Rodney Hayley appointed “Professor of Law and Lawson Lundell Practitioner in Residence”


Today Rodney Hayley has been appointed by the University of Victoria as “Professor of Law and Lawson Lundell Practitioner in Residence.” His two year appointment takes effect January 1, 2013. In this position, Hayley will teach Civil Procedure, Class Actions and Mass Litigation, and a course he is designing on legal history entitled “Anti-Asian Laws, 1850 to the Present: Origins, Application, Repeal and Redress.” 

“The firm is excited to have Rod appointed as the Lawson Lundell Practitioner in Residence at UVic and to know that future UVic law students will benefit from the talents of an extremely accomplished practitioner and teacher,” says managing partner Brian Fulton. “Rod is bringing his talent and close to three decades of experience to this position and we would like to extend our warm congratulations on his new appointment.”

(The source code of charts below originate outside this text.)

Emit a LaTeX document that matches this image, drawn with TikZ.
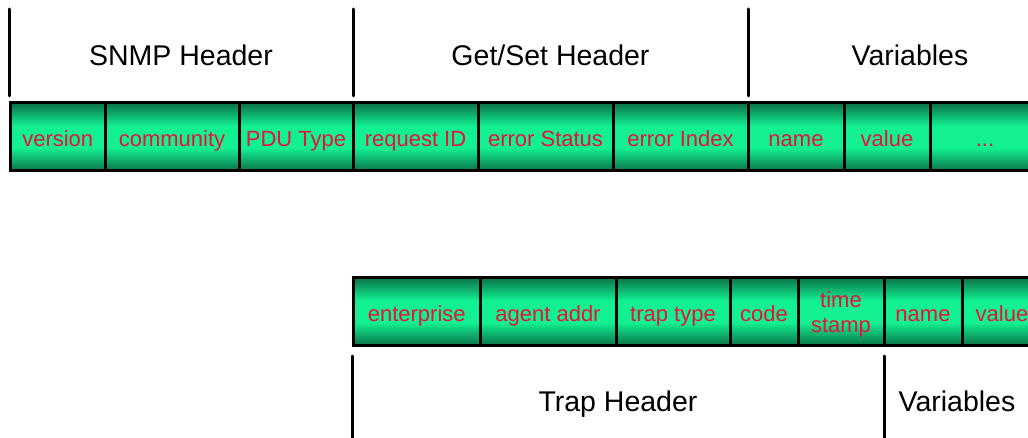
\documentclass[tikz,border=0pt]{standalone}
\usepackage{fontspec}
\setmainfont{Liberation Sans}
\definecolor{bardark}{RGB}{10,114,72}
\definecolor{barlight}{RGB}{18,240,146}
\definecolor{fieldred}{RGB}{232,18,58}
\pgfdeclareverticalshading{pdubar}{100bp}{%
  color(0bp)=(bardark); color(25bp)=(bardark); color(42bp)=(barlight);
  color(58bp)=(barlight); color(75bp)=(bardark); color(100bp)=(bardark)}
\tikzset{
  field/.style={draw=black, line width=3pt, shading=pdubar, rectangle,
    inner sep=0pt, text=fieldred, text height=19pt, text depth=0pt,
    font=\fontsize{22}{24.5}\selectfont},
  hdrtext/.style={anchor=base, inner sep=0pt, font=\fontsize{28.5}{32}\selectfont},
  marker/.style={line width=3pt, line cap=round}
}
\begin{document}
\begin{tikzpicture}[x=1pt,y=-1pt]
\useasboundingbox (0,0) rectangle (1028,438);
\fill[white] (0,0) rectangle (1028,438);
\clip (0,0) rectangle (1028,438);

% message PDU fields
\begin{scope}[every node/.style={field, minimum height=68pt}]
\node[minimum width=94.5pt] (ver) at (57.75,137) {version};
\node[minimum width=134pt] (com) at (172,137) {community};
\node[minimum width=114pt] (pdu) at (296,137) {PDU Type};
\node[minimum width=125pt] (rid) at (415.5,137) {request ID};
\node[minimum width=135pt] (est) at (545.5,137) {error Status};
\node[minimum width=135pt] (eix) at (680.5,137) {error Index};
\node[minimum width=96pt] (nam) at (796,137) {name};
\node[minimum width=86pt] (val) at (887,137) {value};
\node[minimum width=110pt] (etc) at (985,137) {...};
\end{scope}

% trap PDU fields
\begin{scope}[every node/.style={field, minimum height=68pt}]
\node[minimum width=126.5pt] (ent) at (416.75,311.5) {enterprise};
\node[minimum width=136pt] (agt) at (548,311.5) {agent addr};
\node[minimum width=114pt] (trt) at (673,311.5) {trap type};
\node[minimum width=68pt] (cod) at (764,311.5) {code};
\node[minimum width=86pt, align=center, text height=41pt] (tms) at (841,311.5) {time\\stamp};
\node[minimum width=78pt] (tnm) at (923,311.5) {name};
\node[minimum width=80pt] (tvl) at (1002,311.5) {value};
\end{scope}

% header brackets above the message PDU
\coordinate (t1) at (9.5,9);   \coordinate (b1) at (9.5,96);
\coordinate (t2) at (353,9);   \coordinate (b2) at (353,96);
\coordinate (t3) at (748,9);   \coordinate (b3) at (748,96);
\draw[marker] (t1) -- (b1);
\draw[marker] (t2) -- (b2);
\draw[marker] (t3) -- (b3);
\node[hdrtext] (snmph) at (181,66) {SNMP Header};
\node[hdrtext] (gsh) at (550.5,66) {Get/Set Header};
\node[hdrtext] (varh) at (910,66) {Variables};

% header brackets below the trap PDU
\coordinate (t4) at (352.5,356); \coordinate (b4) at (352.5,445);
\coordinate (t5) at (884,356);   \coordinate (b5) at (884,445);
\draw[marker] (t4) -- (b4);
\draw[marker] (t5) -- (b5);
\node[hdrtext] (traph) at (618,411) {Trap Header};
\node[hdrtext] (tvarh) at (957,411) {Variables};
\end{tikzpicture}
\end{document}
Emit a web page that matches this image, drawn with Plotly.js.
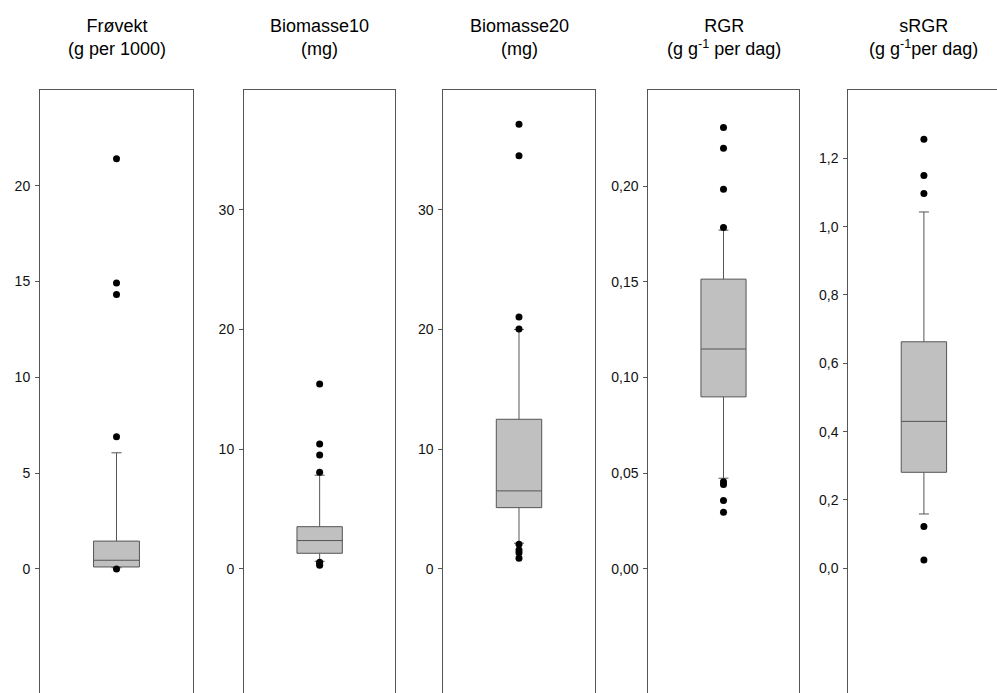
<!DOCTYPE html>
<html>
<head>
<meta charset="utf-8">
<script src="https://cdn.plot.ly/plotly-3.0.1.min.js"></script>
<style>
html, body { margin: 0; padding: 0; background: #fff; overflow: hidden; }
#chart { width: 1000px; height: 693px; }
</style>
</head>
<body>
<div id="chart"></div>
<script>
// ---- data ----
const titles = [
  "Frøvekt<br>(g per 1000)",
  "Biomasse10<br>(mg)",
  "Biomasse20<br>(mg)",
  "RGR<br>(g g<sup>-1</sup> per dag)",
  "sRGR<br>(g g<sup>-1</sup>per dag)"
];
const q1Values      = [0.10, 1.31, 5.12, 0.0899, 0.281];
const medianValues  = [0.45, 2.37, 6.52, 0.1149, 0.430];
const q3Values      = [1.45, 3.53, 12.5, 0.1514, 0.663];
const lowerWhisker  = [0.06, 0.64, 2.15, 0.0474, 0.159];
const upperWhisker  = [6.06, 7.83, 20.0, 0.177, 1.043];
const outliersFrovekt     = [21.41, 14.93, 14.32, 6.90, 0.0];
const outliersBiomasse10  = [15.45, 10.44, 9.52, 8.08, 0.56, 0.42, 0.30];
const outliersBiomasse20  = [37.15, 34.5, 21.05, 20.05, 2.06, 1.59, 1.36, 0.89];
const outliersRGR         = [0.2306, 0.2198, 0.1984, 0.1784, 0.0455, 0.0441, 0.0357, 0.0296];
const outliersSRGR        = [1.256, 1.150, 1.097, 0.122, 0.024];
const outlierSets = [outliersFrovekt, outliersBiomasse10, outliersBiomasse20, outliersRGR, outliersSRGR];
const tickVals = [
  [0, 5, 10, 15, 20],
  [0, 10, 20, 30],
  [0, 10, 20, 30],
  [0, 0.05, 0.10, 0.15, 0.20],
  [0, 0.2, 0.4, 0.6, 0.8, 1.0, 1.2]
];
const tickFormats = ["d", "d", "d", ".2f", ".1f"];

// ---- layout (positions/styles) ----
const W = 1000, H = 693, TOP = 90;
const domainsPx = [[40, 193], [244, 395.3], [443.3, 594.7], [648.3, 798.7], [848.3, 999.5]];
const yRanges = [[-6.48, 25.0], [-10.36, 40.0], [-10.36, 40.0], [-0.0648, 0.2502], [-0.365, 1.400]];
const frameColor = "#555555";

const data = [];
const layout = {
  width: W, height: H,
  margin: {l: 0, r: 0, t: TOP, b: 0, pad: 0},
  paper_bgcolor: "#ffffff", plot_bgcolor: "#ffffff",
  showlegend: false,
  separators: ",.",
  font: {family: "Liberation Sans, Arial, sans-serif", color: "#111111"},
  annotations: []
};

for (let i = 0; i < 5; i++) {
  const n = i === 0 ? "" : String(i + 1);
  const xa = "x" + n, ya = "y" + n;
  data.push({
    type: "box",
    x: [0],
    q1: [q1Values[i]], median: [medianValues[i]], q3: [q3Values[i]],
    lowerfence: [lowerWhisker[i]], upperfence: [upperWhisker[i]],
    boxpoints: false,
    width: 0.3,
    whiskerwidth: 0.22,
    fillcolor: "#c0c0c0",
    line: {color: "#555555", width: 1},
    xaxis: xa, yaxis: ya,
    hoverinfo: "skip"
  });
  data.push({
    type: "scatter", mode: "markers",
    x: outlierSets[i].map(() => 0),
    y: outlierSets[i],
    marker: {color: "#000000", size: 7},
    xaxis: xa, yaxis: ya,
    hoverinfo: "skip"
  });
  const d = [domainsPx[i][0] / W, domainsPx[i][1] / W];
  layout["xaxis" + n] = {
    domain: d, anchor: ya, range: [-0.5, 0.5],
    side: "top", showline: true, linecolor: frameColor, linewidth: 1,
    showticklabels: false, ticks: "", showgrid: false, zeroline: false, fixedrange: true
  };
  layout["yaxis" + n] = {
    domain: [0, 1], anchor: xa, range: yRanges[i],
    showline: true, mirror: true, linecolor: frameColor, linewidth: 1,
    ticks: "outside", ticklen: 4, tickcolor: frameColor,
    tickvals: tickVals[i], tickformat: tickFormats[i],
    ticklabelstandoff: 2,
    tickfont: {size: 14, color: "#111111", family: "Liberation Sans, Arial, sans-serif"},
    showgrid: false, zeroline: false, fixedrange: true
  };
  layout.annotations.push({
    text: titles[i], showarrow: false,
    xref: "paper", yref: "paper",
    x: (d[0] + d[1]) / 2, xanchor: "center",
    y: (H - 37.7) / (H - TOP), yanchor: "middle",
    align: "center",
    font: {size: 18, color: "#000000", family: "Liberation Sans, Arial, sans-serif"}
  });
}

Plotly.newPlot("chart", data, layout, {displayModeBar: false, staticPlot: true});
</script>
</body>
</html>
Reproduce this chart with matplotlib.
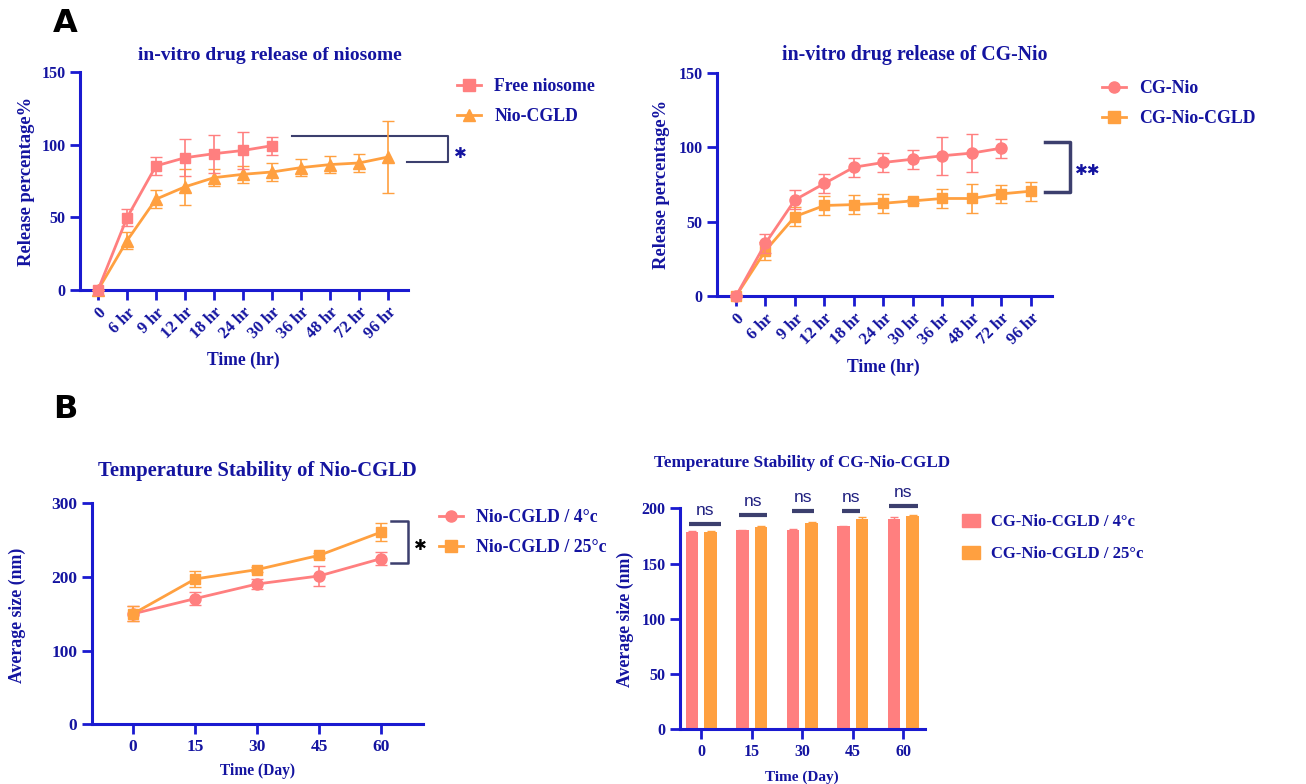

This appointment is part of Lawson’s continued commitment to legal education and is an indicator of the strong relationships that the firm has cultivated with local law schools over the years.   

In addition to his teaching responsibilities, Hayley will be involved in UVic’s mooting program assisting students with their simulated court proceedings, as well as other faculty activities, including the Legal Process program for first-year students. Hayley will also maintain a position as senior counsel with Lawson Lundell LLP.

Commenting on his appointment, Hayley said: "I'm really looking forward to this role. I thoroughly enjoy teaching up-and-coming legal practitioners and scholars and am excited about the opportunity to devote more of my time to engaging with students and sharing my love of the law.”

Throughout his long and successful career as a teacher and a scholar, Hayley has had the pleasure of teaching many students who have gone on to make valuable contributions to the legal profession.


About Rodney Hayley:

Hayley practices general civil litigation, with an emphasis on class actions, toxic tort litigation, products liability, securities litigation, construction and engineering law, insurance law, mining law, aboriginal law, banking law and complex corporate/commercial disputes generally. As a Commonwealth Scholar, he obtained his Ph.D. from the University of London, and subsequently worked as an English professor at the universities of Alberta, Western Ontario, Dalhousie and Ottawa, where he was Chair of the Honours English program. He was also a visiting scholar at Harvard.